Васька, видимо, струсил, судя по мгновенно изменившемуся выражению лица.
- Почем он узнает?
- Небось найдутся подлые люди, которые скажут! - значительно протянул Иванов.
- Да брось ты каркать, воронья душа... Я знать ничего не знаю и никакой, мол, Груньки не касался... отверчусь в случае, ежели, какая дрязга выйдет. Валим, брат, лучше пиво пить, коли ты при деньгах. А брунетка, видно, не придет... Обещалась быть в саду, и нет ее! Должно, задержало что.
Иванов согласился поставить в счет проигранного пари несколько бутылок пива, и, когда Васька подпил, он с каким-то болезненным развращенным любопытством расспрашивал о подробностях его отношений с матроской и хотя злился, слушая о том, как привязана была Груня и какая она, можно сказать, "огонь-женщина", но все-таки не переставал расспрашивать, полный злобы и зависти к этому "подлецу Ваське", пользующемуся жизнью, веселому и довольному, тогда как сам он ни разу не испытал расположения ни одной женщины - напротив, только возбуждал одно отвращение.

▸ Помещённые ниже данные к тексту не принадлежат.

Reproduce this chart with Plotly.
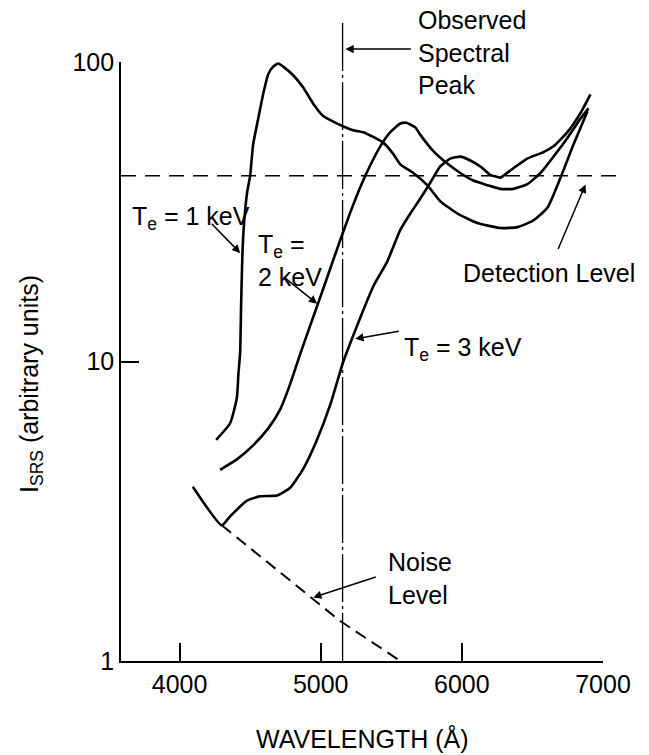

На другой же день Иванов выследил Груню, когда она вышла из дома, и пристал к ней.
- Напрасно вы о Ваське-подлеце сокрушаетесь... Он забыл и думать о вас, Аграфена Ивановна, - говорил он своим скрипучим, точно сдавленным голосом, следуя за матроской. - А я бы вас, значит, любил по-настоящему... Что вы на это скажете?
Груня только побледнела и шла, не отвечая ни слова.